Seguramente, si se dieran las circunstancias adecuadas, podría fijar mi residencia en un hotel, como hizo el maestro Julio Camba durante los últimos años de su vida. Camba vivió trece años en la habitación 383 del hotel Palace de Madrid, gastos que al parecer sufragaba el banquero Juan March, que se sentía en deuda con él, y ya es difícil que los banqueros asuman deudas y además las paguen.

Alguna vez todos habremos fantaseado con esa idea, la de ser huéspedes residentes de un hotel lujoso y cómodo, de esos donde los recepcionistas tienen el halo de elegancia que una vez tuvieron los mayordomos. Pero seguramente nadie sospechó que podría acabar viendo su casa transformada en una fonda de mala muerte sin quererlo, sin buscarlo, sin merecerlo, pero es así la tónica de esta época de mal gusto y pésima educación que va a rematar nuestra nefasta era.
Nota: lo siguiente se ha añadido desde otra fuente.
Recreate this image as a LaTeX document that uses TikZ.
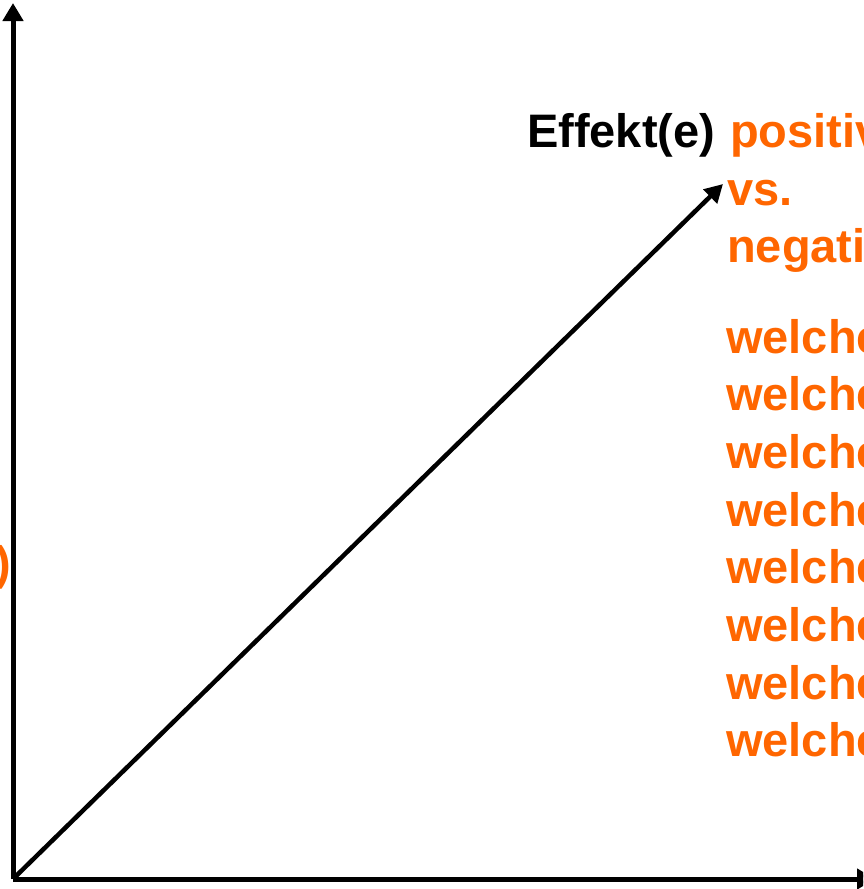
\documentclass[tikz,border=0pt]{standalone}
\usepackage{fontspec}
\setmainfont{Liberation Sans}
\usetikzlibrary{arrows.meta}
\definecolor{signalorange}{RGB}{255,102,0}

\begin{document}
\begin{tikzpicture}[
      x=1pt, y=-1pt,
      font=\fontsize{47}{57.5}\selectfont\bfseries,
      axis/.style={line width=5pt, -{Triangle[length=18pt,width=20pt]}},
      vec/.style={line width=4.5pt, -{Triangle[length=18pt,width=19pt]}},
      lbl/.style={inner sep=0pt, anchor=base west},
      hot/.style={lbl, text=signalorange}
    ]
    \useasboundingbox (0,0) rectangle (863,889);
    \clip (0,0) rectangle (863,889);

    % axes (frame of the slide cut at the edges)
    \coordinate (origin) at (13,879);
    \coordinate (ytop) at (13,3);
    \coordinate (xend) at (875,879);
    \draw[axis] (origin) -- (ytop);
    \draw[axis] (origin) -- (xend);

    % y-axis label, only its closing bracket is left
    \node[text=signalorange, inner sep=0pt, anchor=base east] (ylab) at (11,579) {)};

    % effect labels
    \node[lbl] (effekt) at (527,147) {Effekt(e)};
    \node[hot] (pos) at (730,147) {positive};
    \node[hot] (vs) at (727,205) {vs.};
    \node[hot] (neg) at (727,262) {negative};

    % list of questions
    \foreach \i in {0,...,7}
      \node[hot] (w\i) at (726,{353+57.7*\i}) {welche};

    % the vector
    \coordinate (tip) at (723,184);
    \draw[vec] (origin) -- (tip);
  \end{tikzpicture}
\end{document}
El alquiler vacacional, el último grito de la codicia (una mina de oro libre de impuestos en un buen número de casos), está haciendo que mucha gente comparta sus días y sus noches con hordas de bárbaros que van a la borrachera, la juerga y el cha-cha-chá. Y nadie puede hacer nada por evitarlo. La ley (la falta de legislación más bien) ampara esta práctica absurda que quiere hacer compatible lo imposible, la actividad hotelera y la residencial. Pero esto parece que nadie quiere asumirlo y las autoridades miran para otra parte. Son cientos de miles las personas en toda España las que viven este acoso (centros históricos, zonas de playa€) que les va a obligar, poco a poco, a abandonar sus casas porque se han vuelto inhabitables, con vecinos que cambian semanalmente pero que actúan casi siempre igual, con ruido, suciedad y nulo civismo.

Todo tiende a su degradación. Hubo una vez viajeros, gente culta y curiosa que quería recorrer el mundo y aprender. Luego fueron reemplazados por los turistas, que buscaban una postal de recuerdo, un "yo estuve allí" sin más trascendencia. Ahora hay un tercer modelo, el del invasor que avasalla el espacio vital de los demás sin más expectativa que el de una borrachera de a dos mil euros la quincena.